Turmeric trending! Or the benefits of non-curcuminoids

We are well aware of the terrific anti-inflammatory effects of curcumin. Turmeric has been shown to significantly reduce pain and joint tenderness in patients with osteoarthritis. In a randomised, controlled trial 28 osteoarthritic patients were supplemented with curcumin and Boswellia. Over the course of 12 weeks, 93 percent of patients saw an improvement in symptoms including pain, walking distance and joint tenderness.

And as I have noted in previous newsletters, turmeric and saffron have been shown to be as effective as pharmaceuticals in supporting healthy mood.
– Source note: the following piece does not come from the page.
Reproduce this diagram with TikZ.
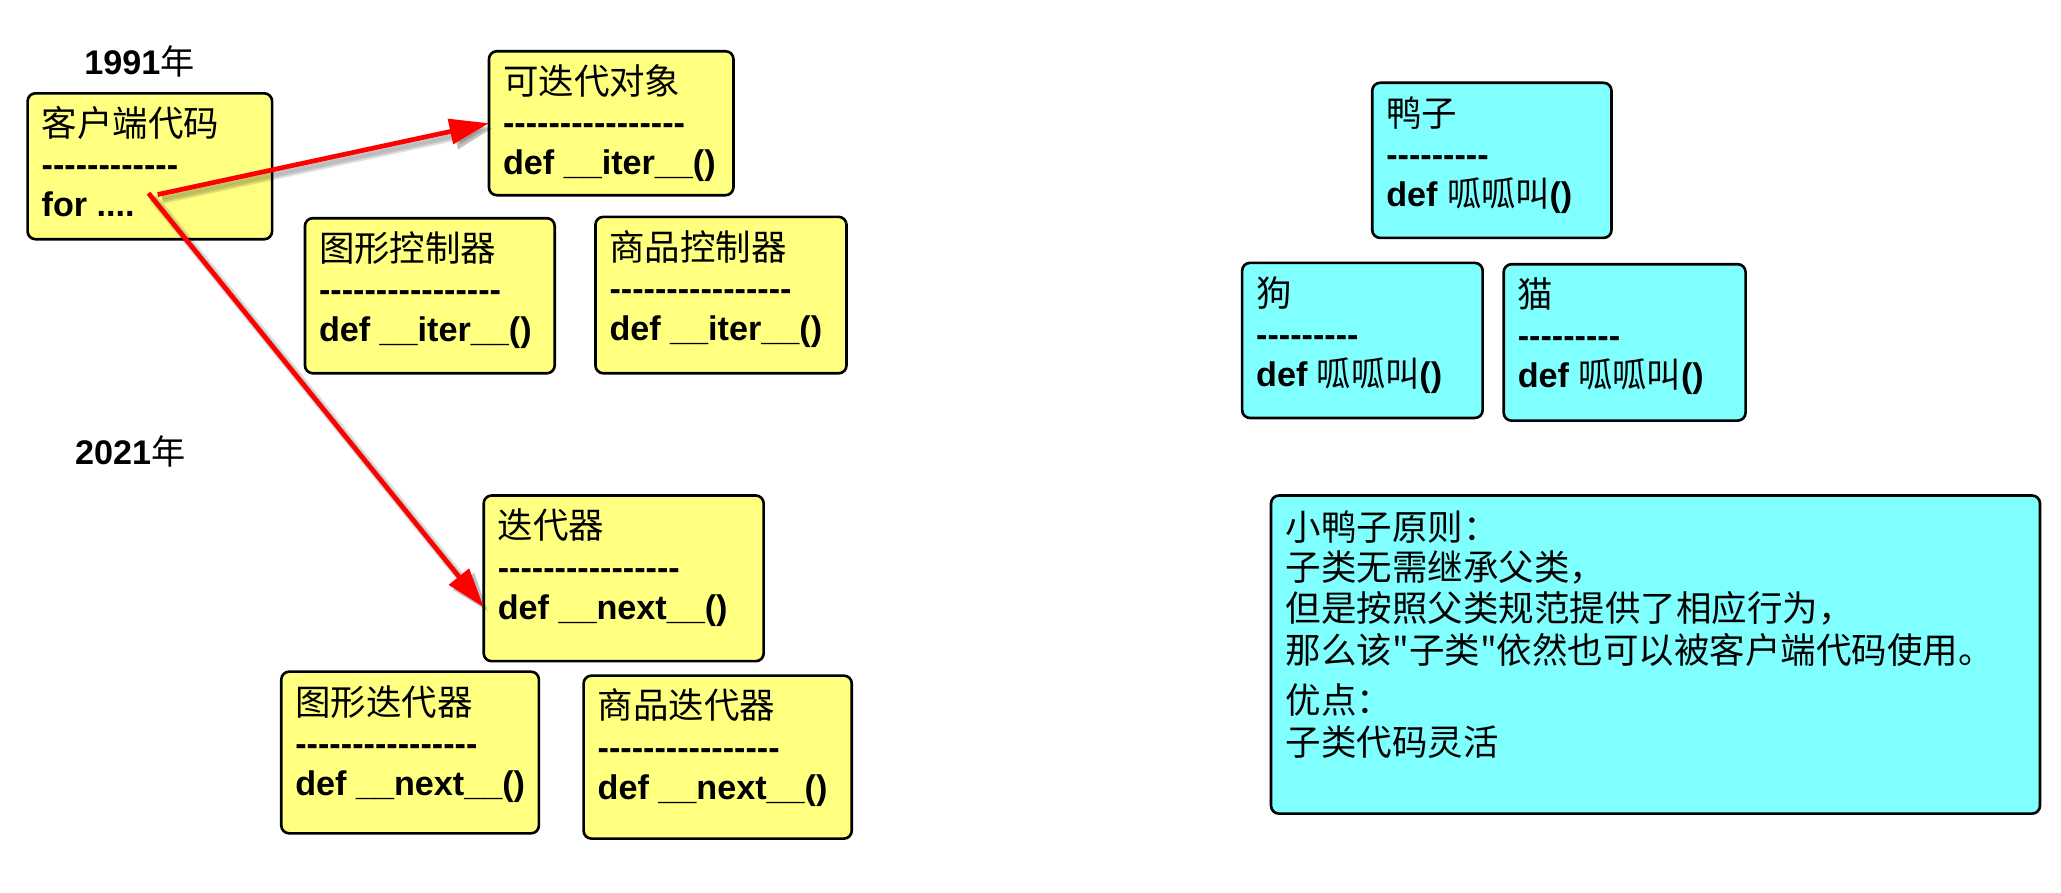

In randomised, double-blinded, placebo-controlled trial, 60 patients with low mood were treated with 25.0 g BCM-95 turmeric per day or a selective serotonin reuptake inhibitor (SSRI) for six weeks. Turmeric was found to be as effective as the SSRI for supporting healthy mood.

Now, an interesting study on patients 16–60 years of age with gastric or duodenal ulcers, examined participants for endoscopic change in their endothelial mucosa after taking two 300 mg capsules containing multiple turmeric compounds, five times daily.

Patients underwent endoscopy at 4, 8 and 12 weeks. The results after four weeks of treatment showed that ulcers were absent in 48 percent of cases, after eight weeks of treatment ulcers had resolved in 72 percent of cases, while 76 percent of people did not have ulcers after 12 weeks of treatment.

Those participants without ulcers but who had gastrointestinal (GIT) symptoms including gastritis, dyspepsia, epigastric pain, vomiting and melena (dark sticky faeces containing blood) received the same dose for four weeks. Abdominal pain and discomfort subsided in the first and second week.

What a herb! Anti-inflammatory mood-enhancing and GIT healing. Truly a gift from Mother Nature.

So, let’s swap our morning coffee from time to time, or even better permanently with a golden latte!

Golden latte
1½ teaspoon turmeric
½ teaspoon ginger
¼ teaspoon cinnamon
A pinch each, according to taste, of ground cloves,
nutmeg, star anise and coriander seeds
1 cup of either coconut, almond, soy milk
1 teaspoon raw honey or maple syrup if desired

In a small saucepan over medium heat, warm the milk until just before it simmers. Whisk in spices and honey/maple syrup.

Remove from heat, pour into your favourite china cup and sprinkle with a little extra cinnamon.